If running three klicks through on a random Thursday evening in January sounds less than impressive, let me introduce you to my Medial Collateral Ligament injury and the fact that I haven’t had a pain-free run outside or beyond the confines of a physiotherapy-prescribed treadmill run in over six months.
I pushed myself back in September in the park near my house and ended up limping home and elevating my leg for nearly a week.
This morning, fourteen hours later, I feel pretty normal. Good. Strong. Hopeful.
Back in July of 2022 I injured my knee ligament.
I don’t know how. I don’t know when. I don’t know why. All I know is that one day I was running and training and planning adventure runs through the city. The next day I was struggling to climb a few steps in my house.
I figured a couple weeks recovery.
After a month I went to see the physiotherapist.
He told me it may take a couple months, but maybe as long as four months.

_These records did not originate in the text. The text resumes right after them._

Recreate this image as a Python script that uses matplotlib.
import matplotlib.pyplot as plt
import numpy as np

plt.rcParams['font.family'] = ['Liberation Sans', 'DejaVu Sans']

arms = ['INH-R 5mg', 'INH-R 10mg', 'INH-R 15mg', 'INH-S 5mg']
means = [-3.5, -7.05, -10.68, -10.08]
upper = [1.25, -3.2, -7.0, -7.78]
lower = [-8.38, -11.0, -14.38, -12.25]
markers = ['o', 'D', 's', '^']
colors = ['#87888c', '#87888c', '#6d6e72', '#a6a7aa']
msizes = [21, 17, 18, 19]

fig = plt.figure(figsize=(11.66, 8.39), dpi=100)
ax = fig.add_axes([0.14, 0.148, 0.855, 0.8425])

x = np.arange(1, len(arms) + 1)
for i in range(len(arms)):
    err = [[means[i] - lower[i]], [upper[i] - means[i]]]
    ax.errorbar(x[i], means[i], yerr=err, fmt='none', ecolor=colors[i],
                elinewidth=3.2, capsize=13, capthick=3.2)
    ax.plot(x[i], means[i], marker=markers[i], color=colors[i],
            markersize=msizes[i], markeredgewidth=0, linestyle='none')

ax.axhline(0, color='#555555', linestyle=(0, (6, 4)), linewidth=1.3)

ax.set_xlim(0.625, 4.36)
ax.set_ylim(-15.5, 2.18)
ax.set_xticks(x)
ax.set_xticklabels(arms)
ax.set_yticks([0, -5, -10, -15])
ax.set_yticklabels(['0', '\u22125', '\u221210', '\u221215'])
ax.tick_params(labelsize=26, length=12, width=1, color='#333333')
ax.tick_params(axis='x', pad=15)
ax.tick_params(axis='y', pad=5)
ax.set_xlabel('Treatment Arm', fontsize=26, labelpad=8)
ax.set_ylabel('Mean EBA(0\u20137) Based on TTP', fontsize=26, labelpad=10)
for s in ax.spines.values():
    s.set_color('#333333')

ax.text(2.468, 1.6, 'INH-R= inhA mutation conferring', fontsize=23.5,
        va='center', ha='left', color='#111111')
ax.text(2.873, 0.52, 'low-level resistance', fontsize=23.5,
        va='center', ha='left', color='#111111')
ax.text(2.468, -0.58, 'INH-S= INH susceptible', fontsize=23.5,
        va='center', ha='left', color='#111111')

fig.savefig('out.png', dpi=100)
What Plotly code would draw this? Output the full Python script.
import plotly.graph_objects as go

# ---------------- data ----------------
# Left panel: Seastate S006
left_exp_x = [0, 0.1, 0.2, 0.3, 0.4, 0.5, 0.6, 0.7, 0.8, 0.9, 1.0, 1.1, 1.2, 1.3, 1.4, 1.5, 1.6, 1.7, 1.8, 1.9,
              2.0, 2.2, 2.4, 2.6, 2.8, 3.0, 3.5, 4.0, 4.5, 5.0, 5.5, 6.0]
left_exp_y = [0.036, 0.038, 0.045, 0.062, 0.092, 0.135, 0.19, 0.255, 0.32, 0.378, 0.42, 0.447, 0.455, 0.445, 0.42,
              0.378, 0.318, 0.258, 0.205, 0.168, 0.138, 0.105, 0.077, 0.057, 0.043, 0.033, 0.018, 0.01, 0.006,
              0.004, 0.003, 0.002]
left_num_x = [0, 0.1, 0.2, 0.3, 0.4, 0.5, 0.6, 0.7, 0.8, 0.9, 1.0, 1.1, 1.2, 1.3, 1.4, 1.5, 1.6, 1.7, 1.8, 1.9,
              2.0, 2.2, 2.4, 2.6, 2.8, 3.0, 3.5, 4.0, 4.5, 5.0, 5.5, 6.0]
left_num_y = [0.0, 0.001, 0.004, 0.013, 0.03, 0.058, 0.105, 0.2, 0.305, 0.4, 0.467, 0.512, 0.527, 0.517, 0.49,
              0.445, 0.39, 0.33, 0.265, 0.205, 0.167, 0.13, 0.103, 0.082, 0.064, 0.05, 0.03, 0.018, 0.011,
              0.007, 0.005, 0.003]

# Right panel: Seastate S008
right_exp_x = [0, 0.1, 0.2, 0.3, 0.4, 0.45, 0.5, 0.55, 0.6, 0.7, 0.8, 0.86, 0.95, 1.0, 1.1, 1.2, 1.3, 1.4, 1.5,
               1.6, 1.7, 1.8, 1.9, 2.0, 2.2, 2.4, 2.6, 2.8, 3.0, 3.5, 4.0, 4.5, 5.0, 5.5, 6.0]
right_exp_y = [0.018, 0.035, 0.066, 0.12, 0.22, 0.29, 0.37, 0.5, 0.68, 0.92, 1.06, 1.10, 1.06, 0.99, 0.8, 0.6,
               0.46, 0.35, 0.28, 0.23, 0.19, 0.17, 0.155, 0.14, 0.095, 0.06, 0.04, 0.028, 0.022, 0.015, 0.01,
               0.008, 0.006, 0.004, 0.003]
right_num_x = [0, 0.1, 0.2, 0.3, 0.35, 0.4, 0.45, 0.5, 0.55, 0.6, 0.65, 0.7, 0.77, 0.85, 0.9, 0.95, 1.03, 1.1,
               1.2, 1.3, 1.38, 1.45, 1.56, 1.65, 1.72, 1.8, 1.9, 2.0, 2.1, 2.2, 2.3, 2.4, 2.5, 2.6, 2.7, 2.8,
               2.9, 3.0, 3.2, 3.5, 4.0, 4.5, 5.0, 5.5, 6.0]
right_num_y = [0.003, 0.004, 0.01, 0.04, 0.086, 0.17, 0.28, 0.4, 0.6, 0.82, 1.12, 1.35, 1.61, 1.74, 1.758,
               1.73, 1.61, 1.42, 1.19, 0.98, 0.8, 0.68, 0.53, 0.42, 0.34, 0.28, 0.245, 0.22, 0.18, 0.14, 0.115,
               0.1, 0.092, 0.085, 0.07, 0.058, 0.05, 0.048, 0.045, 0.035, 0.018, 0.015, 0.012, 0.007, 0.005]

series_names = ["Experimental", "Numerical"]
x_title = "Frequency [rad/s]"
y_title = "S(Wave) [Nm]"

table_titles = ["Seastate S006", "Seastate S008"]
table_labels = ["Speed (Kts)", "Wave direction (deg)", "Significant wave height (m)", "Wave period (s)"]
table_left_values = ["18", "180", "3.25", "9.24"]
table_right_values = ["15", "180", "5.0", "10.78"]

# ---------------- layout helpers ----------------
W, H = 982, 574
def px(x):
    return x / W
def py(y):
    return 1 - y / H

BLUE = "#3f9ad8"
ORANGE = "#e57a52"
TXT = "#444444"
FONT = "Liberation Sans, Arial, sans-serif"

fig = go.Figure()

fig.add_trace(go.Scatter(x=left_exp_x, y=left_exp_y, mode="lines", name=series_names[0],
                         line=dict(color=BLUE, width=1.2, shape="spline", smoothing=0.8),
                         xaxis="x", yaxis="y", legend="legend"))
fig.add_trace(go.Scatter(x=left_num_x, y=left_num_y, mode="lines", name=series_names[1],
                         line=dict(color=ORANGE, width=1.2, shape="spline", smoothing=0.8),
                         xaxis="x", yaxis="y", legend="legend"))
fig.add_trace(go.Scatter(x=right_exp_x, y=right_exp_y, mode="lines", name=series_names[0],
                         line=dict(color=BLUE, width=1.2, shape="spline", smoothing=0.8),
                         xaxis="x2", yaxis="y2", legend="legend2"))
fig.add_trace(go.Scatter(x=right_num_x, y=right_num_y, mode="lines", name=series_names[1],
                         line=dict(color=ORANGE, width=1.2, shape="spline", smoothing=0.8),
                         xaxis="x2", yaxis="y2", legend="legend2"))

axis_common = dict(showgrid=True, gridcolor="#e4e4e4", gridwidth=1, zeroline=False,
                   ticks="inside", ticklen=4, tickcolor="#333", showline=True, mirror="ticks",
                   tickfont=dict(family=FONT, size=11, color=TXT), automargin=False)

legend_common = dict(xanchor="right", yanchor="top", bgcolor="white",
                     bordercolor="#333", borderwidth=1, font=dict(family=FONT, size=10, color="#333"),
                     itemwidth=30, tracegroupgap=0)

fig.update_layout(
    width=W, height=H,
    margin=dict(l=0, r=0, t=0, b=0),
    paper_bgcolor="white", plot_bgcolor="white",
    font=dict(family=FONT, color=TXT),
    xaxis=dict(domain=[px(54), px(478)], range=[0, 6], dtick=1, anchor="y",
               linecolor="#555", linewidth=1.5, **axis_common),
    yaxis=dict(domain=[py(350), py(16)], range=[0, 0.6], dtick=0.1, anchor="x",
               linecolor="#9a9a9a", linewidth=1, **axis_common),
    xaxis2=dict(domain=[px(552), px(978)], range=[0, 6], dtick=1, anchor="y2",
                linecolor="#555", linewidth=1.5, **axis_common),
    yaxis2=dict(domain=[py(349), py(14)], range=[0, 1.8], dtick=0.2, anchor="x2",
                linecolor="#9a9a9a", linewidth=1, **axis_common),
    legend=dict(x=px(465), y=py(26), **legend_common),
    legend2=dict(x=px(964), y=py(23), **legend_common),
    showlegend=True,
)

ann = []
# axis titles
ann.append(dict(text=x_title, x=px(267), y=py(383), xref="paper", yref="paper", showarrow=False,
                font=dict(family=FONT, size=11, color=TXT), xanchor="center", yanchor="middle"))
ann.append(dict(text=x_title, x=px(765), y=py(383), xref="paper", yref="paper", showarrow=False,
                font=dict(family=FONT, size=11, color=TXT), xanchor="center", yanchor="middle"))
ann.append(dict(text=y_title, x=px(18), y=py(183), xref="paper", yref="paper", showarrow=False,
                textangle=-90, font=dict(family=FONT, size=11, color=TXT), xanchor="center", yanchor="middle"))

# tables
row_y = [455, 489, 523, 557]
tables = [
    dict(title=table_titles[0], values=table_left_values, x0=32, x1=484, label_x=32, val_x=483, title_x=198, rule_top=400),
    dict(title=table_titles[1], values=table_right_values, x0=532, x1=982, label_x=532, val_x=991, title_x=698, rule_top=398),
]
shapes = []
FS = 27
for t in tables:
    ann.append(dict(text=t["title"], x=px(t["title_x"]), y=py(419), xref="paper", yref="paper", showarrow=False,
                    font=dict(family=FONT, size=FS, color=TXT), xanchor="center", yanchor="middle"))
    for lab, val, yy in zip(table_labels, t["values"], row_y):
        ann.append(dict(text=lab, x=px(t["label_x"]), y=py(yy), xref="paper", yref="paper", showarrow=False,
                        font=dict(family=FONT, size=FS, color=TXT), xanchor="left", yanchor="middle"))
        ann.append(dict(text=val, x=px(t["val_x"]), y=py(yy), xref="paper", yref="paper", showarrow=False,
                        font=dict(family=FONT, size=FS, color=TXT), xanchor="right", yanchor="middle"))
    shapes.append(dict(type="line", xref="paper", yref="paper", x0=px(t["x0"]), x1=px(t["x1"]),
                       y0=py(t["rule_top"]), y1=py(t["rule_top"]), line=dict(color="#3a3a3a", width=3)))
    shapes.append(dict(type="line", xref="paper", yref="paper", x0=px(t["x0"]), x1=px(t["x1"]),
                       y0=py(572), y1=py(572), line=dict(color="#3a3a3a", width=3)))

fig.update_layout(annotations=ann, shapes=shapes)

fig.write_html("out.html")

It’s been six months and I’m finally feeling like there is something resembling hope in a recovery.
It was -15C on the trails.
My crew meets sporadically but regularly at an elementary school parking lot near an access point a ravine.
In the spring, summer and fall it’s a beautiful asphalt trail descending into the river valley under a canopy of big old trees.
In the winter, its dark and icy and hauntingly creepy.
I recorded a walking tour there just last week and the view hadn’t changed much to last night, except that I was plodding along at one minute run to one minute walk intervals, and listening to the crunch of my feet through the dark forest trail.
My four companions kept my pace for the first of my one minute intervals, but then I purposely slowed and they dashed ahead. On my second interval I almost felt like if I pushed it I could catch up with them. On the third interval they were little more than bobbing headlamps in the distance and by the fourth I had descending into a canopy of eerie trail that was as much like a haunted pathway towards some frozen hell below as it was the scene of my running recovery run.
At eleven minutes I made a u-turn and returned to my truck, logging exactly three slow kilometers of winter plodding and setting the stage for a “now we wait to see how I feel in the morning” scenario.
And?
And?
I already spoiled the lede, of course. I feel fine this morning. I can still walk… have walked. Gone up and down the stairs a dozen times and…
I have an appointment with my physiotherapist tomorrow. Now I need to fess up that I pushed the program. I suppose it all worked out tho, huh?